Government and corporate wrongdoers and their officers should now be able to see the forces massing against them. And they should be concerned, because they may well be paying any damages out of their own pockets. Insurance companies were one of the first commercial sectors to see what is coming with global warming and its potential for undermining their entire industry. Their nervousness is apparent from the fact that coverage for liability for pollution and environmental impairment are already excluded in some directors and officers policies, and those and similar exclusions are likely to spread.

The Howard Government belatedly acknowledged climate change as an important issue, but only because the polls indicated high levels of public concern, and it was therefore politically expedient to do so. They then moved to the next phase, which involved reports, reviews, exploring options, talking a lot, making empty promises, entering useless ‘agreements’ like the APEC Sydney Declaration and doing altogether too little, far too slowly.
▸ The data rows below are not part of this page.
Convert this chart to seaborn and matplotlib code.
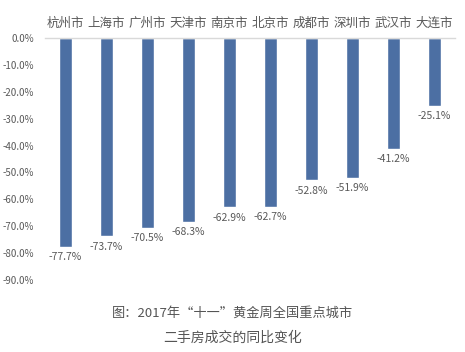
import matplotlib
matplotlib.use("Agg")
import matplotlib.pyplot as plt
import pandas as pd
import seaborn as sns

cities = ["杭州市", "上海市", "广州市", "天津市", "南京市", "北京市", "成都市", "深圳市", "武汉市", "大连市"]
change = [-77.7, -73.7, -70.5, -68.3, -62.9, -62.7, -52.8, -51.9, -41.2, -25.1]
y_ticks = [0, -10, -20, -30, -40, -50, -60, -70, -80, -90]

BAR_COLOR = "#4C6FA3"
TEXT_COLOR = "#595959"

sns.set_theme(style="white")
plt.rcParams["font.family"] = ["Noto Sans CJK SC", "DejaVu Sans"]

df = pd.DataFrame({"city": cities, "change": change})

fig = plt.figure(figsize=(4.65, 3.52), dpi=100)
ax = fig.add_axes([0.097, 0.2045, 0.881, 0.6875])

sns.barplot(data=df, x="city", y="change", color=BAR_COLOR, width=0.32,
            saturation=1, ax=ax)

ax.set_ylim(-90, 0)
ax.set_yticks(y_ticks)
ax.set_yticklabels([f"{v:.1f}%" for v in y_ticks], fontsize=7, color=TEXT_COLOR)
ax.xaxis.tick_top()
ax.tick_params(axis="x", length=0, pad=6, labelsize=9, labelcolor=TEXT_COLOR)
ax.tick_params(axis="y", length=0, pad=8)
ax.set_xlabel("")
ax.set_ylabel("")
sns.despine(ax=ax, left=True, bottom=True, right=True, top=False)
ax.spines["top"].set_color("#D9D9D9")
ax.spines["top"].set_linewidth(1)

for i, v in enumerate(change):
    ax.annotate(f"{v:.1f}%", xy=(i, v), xytext=(0, -4), textcoords="offset points",
                ha="center", va="top", fontsize=7.5, color=TEXT_COLOR)

fig.text(0.5, 0.11, "图：2017年“十一”黄金周全国重点城市", ha="center", va="center",
         fontsize=9.5, color="#555555")
fig.text(0.5, 0.04, "二手房成交的同比变化", ha="center", va="center",
         fontsize=10, color="#555555")

fig.savefig("out.png", dpi=100)
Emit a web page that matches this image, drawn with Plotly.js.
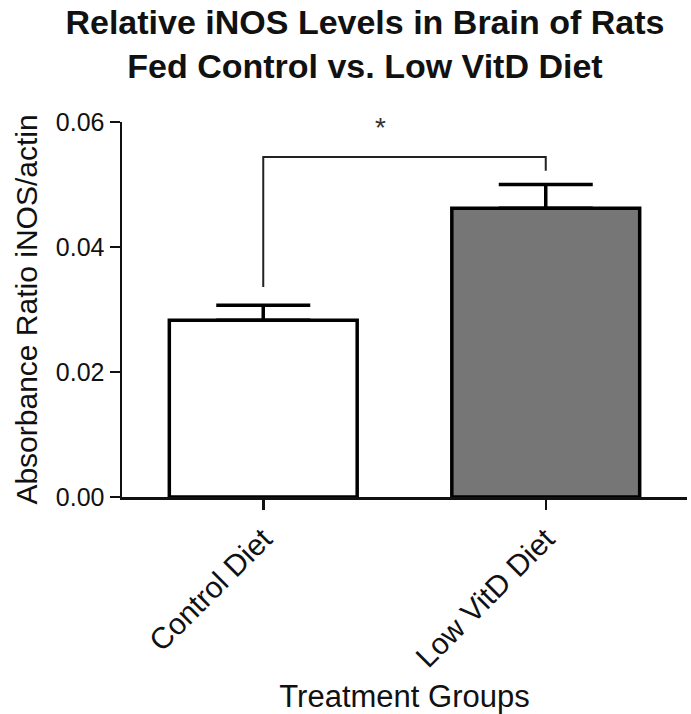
<!DOCTYPE html>
<html>
<head>
<meta charset="utf-8">
<script src="https://cdn.plot.ly/plotly-3.0.1.min.js"></script>
<style>html,body{margin:0;padding:0;background:#fff;}#chart{width:691px;height:714px;}</style>
</head>
<body>
<div id="chart"></div>
<script>
// Data
const categories = ["Control Diet", "Low VitD Diet"];
const means = [0.0283, 0.0462];
const semUpper = [0.0024, 0.0038];
const barColors = ["#ffffff", "#767676"];
// significance bracket (y values, per category: left leg bottom, top, top, right leg bottom)
const bracketX = ["Control Diet", "Control Diet", "Low VitD Diet", "Low VitD Diet"];
const bracketY = [0.0336, 0.0544, 0.0544, 0.0522];
const sigLabel = "*";
const yTicks = [0, 0.02, 0.04, 0.06];
const yTickText = ["0.00", "0.02", "0.04", "0.06"];

const font = "Liberation Sans, Arial, sans-serif";

const traces = [
  {
    type: "bar",
    x: categories,
    y: means,
    marker: { color: barColors, line: { color: "#000", width: 3.5 } },
    error_y: { type: "data", symmetric: false, array: semUpper, arrayminus: [0, 0], color: "#000", thickness: 3.5, width: 47 },
    hoverinfo: "skip",
    showlegend: false
  },
  {
    type: "scatter",
    mode: "lines",
    x: bracketX,
    y: bracketY,
    line: { color: "#222", width: 2 },
    hoverinfo: "skip",
    showlegend: false,
    cliponaxis: false
  }
];

const layout = {
  width: 691,
  height: 714,
  margin: { l: 122, r: 4, t: 122, b: 217 },
  paper_bgcolor: "#fff",
  plot_bgcolor: "#fff",
  font: { family: font, color: "#111", size: 24 },
  bargap: 0.335,
  title: {
    text: "<b>Relative iNOS Levels in Brain of Rats<br>Fed Control vs. Low VitD Diet</b>",
    font: { family: font, size: 34, color: "#111" },
    xref: "paper", x: 0.43, xanchor: "center",
    yref: "container", y: 0.952, yanchor: "top"
  },
  xaxis: {
    type: "category",
    range: [-0.5, 1.5],
    showline: true, linecolor: "#111", linewidth: 2.5,
    ticks: "outside", ticklen: 10, tickwidth: 2.5, tickcolor: "#111",
    tickangle: -45,
    tickfont: { family: font, size: 30, color: "#111" },
    showgrid: false, zeroline: false,
    title: { text: "Treatment Groups", font: { family: font, size: 31, color: "#111" }, standoff: 14 }
  },
  yaxis: {
    range: [0, 0.06],
    tickvals: yTicks, ticktext: yTickText,
    showline: true, linecolor: "#111", linewidth: 2.5,
    ticks: "outside", ticklen: 10, tickwidth: 2.5, tickcolor: "#111",
    tickfont: { family: font, size: 25, color: "#111" },
    showgrid: false, zeroline: false,
    title: { text: "Absorbance Ratio iNOS/actin", font: { family: font, size: 30, color: "#111" }, standoff: 10 }
  },
  annotations: [
    { x: 0.414, y: 0.0592, xref: "x", yref: "y", text: sigLabel, showarrow: false, font: { family: font, size: 28, color: "#333" }, yanchor: "middle" }
  ]
};

Plotly.newPlot("chart", traces, layout, { displayModeBar: false, staticPlot: true });
</script>
</body>
</html>
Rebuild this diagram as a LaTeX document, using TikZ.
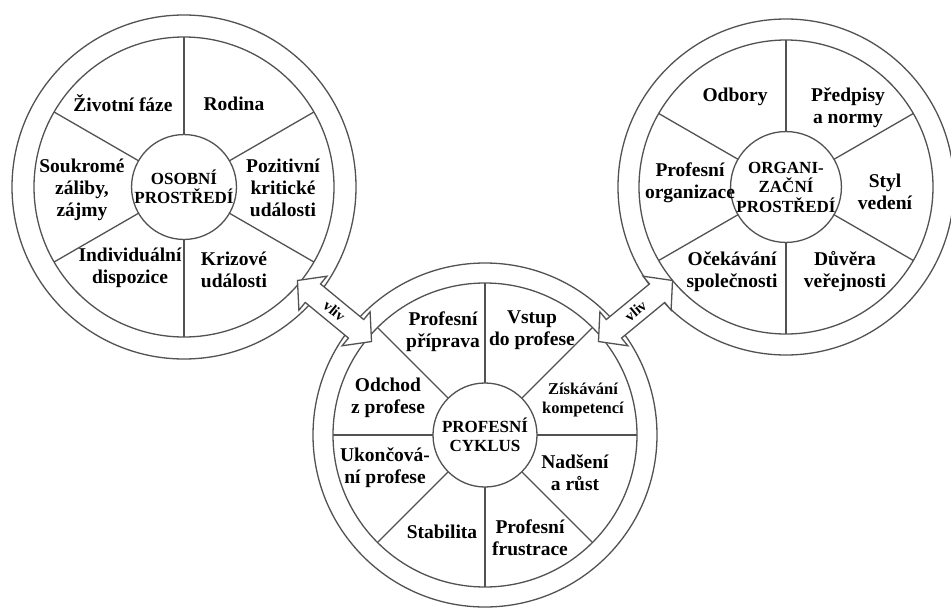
\documentclass[tikz,border=0pt]{standalone}
\usepackage{fontspec}
\setmainfont{Liberation Serif}
\usetikzlibrary{calc}
\begin{document}
\begin{tikzpicture}[x=1pt,y=-1pt,
  ln/.style={draw=black!68, line width=1.3pt},
  ring/.style={circle, ln, fill=white, inner sep=0pt, outer sep=0pt},
  lbl/.style={align=center, font=\fontsize{19.5}{22}\selectfont\bfseries, inner sep=0pt, text=black},
  slbl/.style={align=center, font=\fontsize{16.5}{19}\selectfont\bfseries, inner sep=0pt, text=black},
  ctr/.style={ring, align=center, font=\fontsize{17}{19.5}\selectfont\bfseries, text=black},
  blockarrow/.style={ln, fill=white, line join=miter},
  vlbl/.style={font=\fontsize{15}{17}\selectfont\bfseries, inner sep=0pt, transform shape}
]
\path[use as bounding box, fill=white] (0,0) rectangle (951,608);

% ---------- outer rings ----------
\node[ring, minimum size=344pt] (Lo) at (184,187) {};
\node[ring, minimum size=300pt] (Lr) at (184,187) {};
\node[ring, minimum size=344pt] (Bo) at (485,435) {};
\node[ring, minimum size=304pt] (Br) at (485,435) {};
\node[ring, minimum size=336pt] (Ro) at (786,187) {};
\node[ring, minimum size=294pt] (Rr) at (786,187) {};

% ---------- centre circles ----------
\node[ctr, minimum size=104pt] (Lc) at (184,187) {OSOBNÍ\\PROSTŘEDÍ};
\node[ctr, minimum size=104pt] (Bc) at (485,435) {PROFESNÍ\\CYKLUS};
\node[ctr, minimum size=100pt] (Rc) at (786,187) {ORGANI-\\ZAČNÍ\\PROSTŘEDÍ};

% ---------- spokes ----------
\foreach \a in {30,90,150,210,270,330} {
  \draw[ln] (Lc.\a) -- (Lr.\a);
  \draw[ln] (Rc.\a) -- (Rr.\a);
}
\foreach \a in {0,45,...,315} {
  \draw[ln] (Bc.\a) -- (Br.\a);
}

% ---------- block arrows "vliv" ----------
\begin{scope}[shift={($(Lo.center)!0.5!(Bo.center)$)}, rotate=-39.5]
  \draw[blockarrow] (-48,0) -- (-28,-22) -- (-28,-12) -- (28,-12) -- (28,-22) -- (48,0)
     -- (28,22) -- (28,12) -- (-28,12) -- (-28,22) -- cycle;
  \node[vlbl] (v1) at (0,0) {vliv};
\end{scope}
\begin{scope}[shift={($(Bo.center)!0.5!(Ro.center)$)}, rotate=39.5]
  \draw[blockarrow] (-48,0) -- (-28,-22) -- (-28,-12) -- (28,-12) -- (28,-22) -- (48,0)
     -- (28,22) -- (28,12) -- (-28,12) -- (-28,22) -- cycle;
  \node[vlbl] (v2) at (0,0) {vliv};
\end{scope}

% ---------- left circle labels ----------
\node[lbl] (l1) at (123,103) {Životní fáze};
\node[lbl] (l2) at (234,104) {Rodina};
\node[lbl] (l3) at (82,190) {Soukromé\\záliby,\\zájmy};
\node[lbl] (l4) at (283,188) {Pozitivní\\kritické\\události};
\node[lbl] (l5) at (130,268) {Individuální\\dispozice};
\node[lbl] (l6) at (234,270) {Krizové\\události};

% ---------- right circle labels ----------
\node[lbl] (r1) at (735,97) {Odbory};
\node[lbl] (r2) at (848,108) {Předpisy\\a normy};
\node[lbl] (r3) at (690,183) {Profesní\\organizace};
\node[lbl] (r4) at (885,192) {Styl\\vedení};
\node[lbl] (r5) at (732,272) {Očekávání\\společnosti};
\node[lbl] (r6) at (845,272) {Důvěra\\veřejnosti};

% ---------- bottom circle labels ----------
\node[lbl] (b1) at (443,332) {Profesní\\příprava};
\node[lbl] (b2) at (532,330) {Vstup\\do profese};
\node[slbl] (b3) at (583,400) {Získávání\\kompetencí};
\node[lbl] (b4) at (575,473) {Nadšení\\a růst};
\node[lbl] (b5) at (530,538) {Profesní\\frustrace};
\node[lbl] (b6) at (442,532) {Stabilita};
\node[lbl] (b7) at (385,468) {Ukončová-\\ní profese};
\node[lbl] (b8) at (388,398) {Odchod\\z profese};
\end{tikzpicture}
\end{document}
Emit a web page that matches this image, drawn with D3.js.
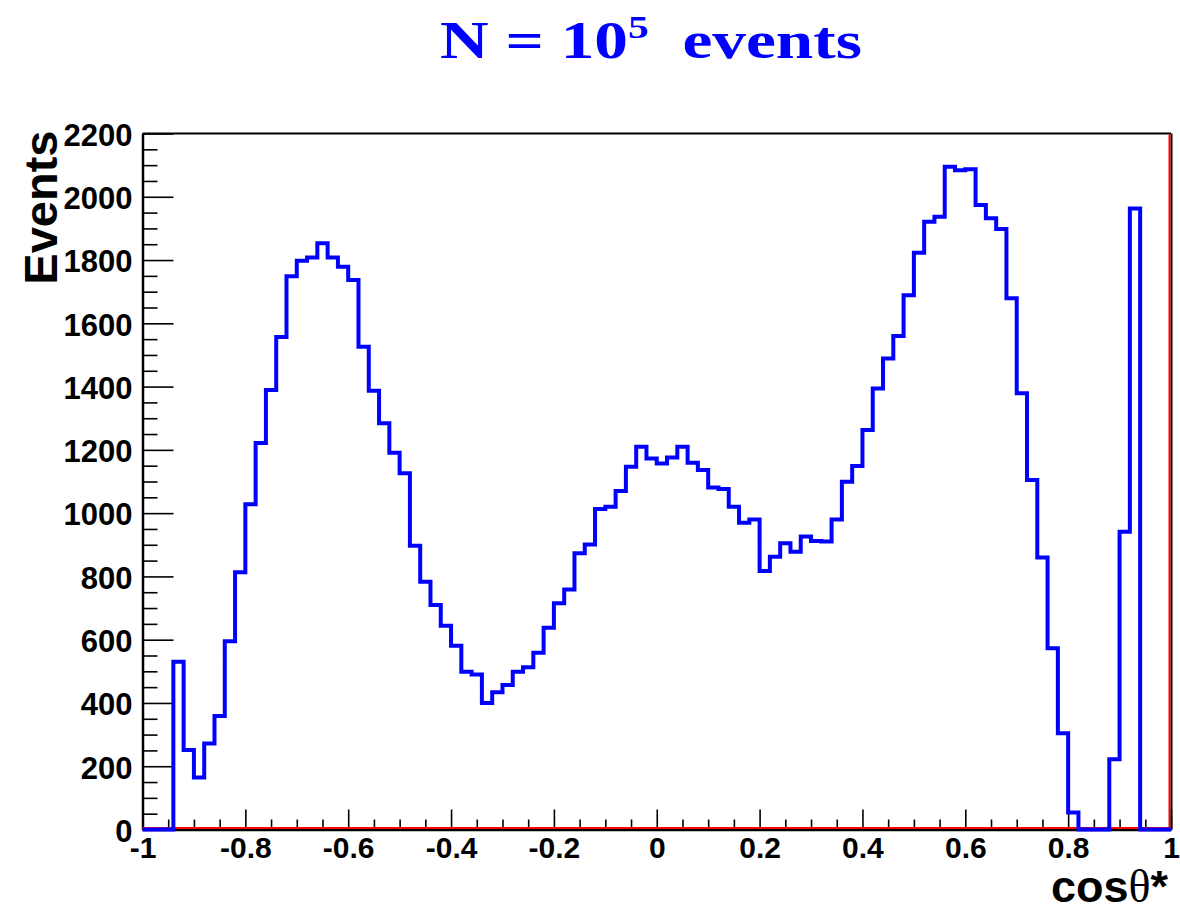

Howard’s 15% ‘clean’ energy target was a prime example: the target was too low, it’s expressed in megawatt hours rather than true percentages of overall consumption, the definition of ‘clean’ was highly contentious and, as critics pointed out, the ‘plan’ didn’t actually increase the renewable energy component from what we have now.

The Rudd Government seems to be on a stronger course with its immediate ratification of the Kyoto Protocol, but it seemed to be hedging its bets at Bali and we still have to wait for yet another report before we will have any real idea of what position it will take. The sad fact is that our State and Federal Governments’ coffers depend so heavily on taxes and royalties from deleterious economic activities that there is a strong temptation not to upset the applecart. The prospect of climate change litigation should add to the many other arguments to ignore this temptation and take strong and early action.